How does this digital transformation change journalism?
That is where those five values come in use. The Ocean summit, the five-minute films… earlier we would have been closed to these because we are a 'weekly magazine'. The beauty of the digital world is that our uniqueness of voice doesn't change. The danger is when we try to become something else. For example, I am always asked 'what do you do to attract the millennials?' And I say our target group is, 'intellectually curious people'. This includes many millennials, but they may not come in through a weekly magazine.
Does there need to be a conflict between bringing out a good media brand and making money?
It takes time. Quality is not enough; there has to be uniqueness of voice. The challenge is to keep at it over time.
Will revenues catch up with the growth in digital traffic enough to fund quality news and analysis?
It is very challenging to grow a business out of a free content, advertising driven model. To do that you need a large scale of traffic and the odd firm, such as Buzzfeed, may do it. But for traditional publishers, there isn't enough traffic and scale. Earlier, there were advertising and circulation revenues. Now, it is necessary for consumer publications to have more than one revenue stream. The Economist online does well, but if that was all we had, we could not sustain the journalism we have. (The Economist gets $30 per thousand people reached online against $100 for print). Within two years digital advertising will become bigger than print. There is a transformation of the business from print to an integrated digital organisation. It is becoming a more complex organisation. So, for example we have a media services business that creates and populates content portals for firms such as Microsoft or General Electric.
What are the possibilities for The Economist to scale - given its focus?
There are seven million people who engage with The Economist in some form or the other every week. By innovating and creating more content and distributing it on different platforms, we can take that seven million to 30-50 million over three to five years. The beauty of the digital mobile is that we can scale our business by packaging it in whichever way audiences want content - as a daily, a film, a conference or a weekly.
How do you fight the tyranny of the algorithms which direct traffic online?
We keep trying to reach people in their daily lives. Somebody who has never read The Economist may see a video on Facebook (where we have six million fans) and get interested. (The group makes several short videos every week on topics ranging from 'Why London is an expensive city to build in' to 'Why the conflict in Columbia endures'). The days of control over your own distribution are over. Accept it, don't fight it. You can't fight the consumer. Google, Facebook have simply tapped into what consumers want.
How does consumption of The Economist vary in different parts of the world or even between the offline and online worlds?

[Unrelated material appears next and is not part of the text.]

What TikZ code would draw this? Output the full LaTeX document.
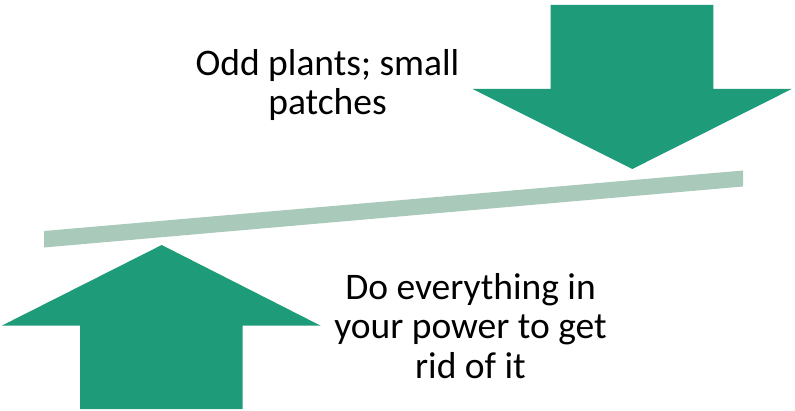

Markets are an interesting concept. So, for instance, South Korea is a small circulation market, but Samsung and Hyundai buy our global circulation. India has a bigger circulation (40,000 copies) but no major advertiser buying into our global circulation. The top five markets (in circulation) for us are the US, UK, Canada, Germany and France. India is the sixth largest in circulation. We don't look only at revenues or copies sold in a market since we don't sell a domestic market, we sell a global audience . We have grown fastest in Asia, because it is looking outward to invest and, therefore, we have become important. In April this year, we launched a global bilingual review in English and Mandarin, aimed at Chinese readers.
Is there is a Hindi bilingual in the offing? Also, your take on the India market…
Most of our target readers in India are proficient in English. Between 2000 and 2002, we bet quite heavily to build circulation in India. We don't make money in India but we don't lose either. The challenge is twofold - the price point we can sell at in India is not profitable because we print outside. If we printed inside India, we would be subject to controls (26 per cent equity cap). What will make India big for us is some global brands looking outward (to reach a global audience).
The toughest markets you have been to…
Markets have been tough sometimes because we have been too Western in our approach. Now, Suprio (Guha Thakurta, chief strategy officer and India head of The Economist) is helping us figure out scale in developing markets. He gets developing markets. The US is tough because of price competition. China is tough because we get censored occasionally. But, we have to learn how to be The Economist and yet work locally.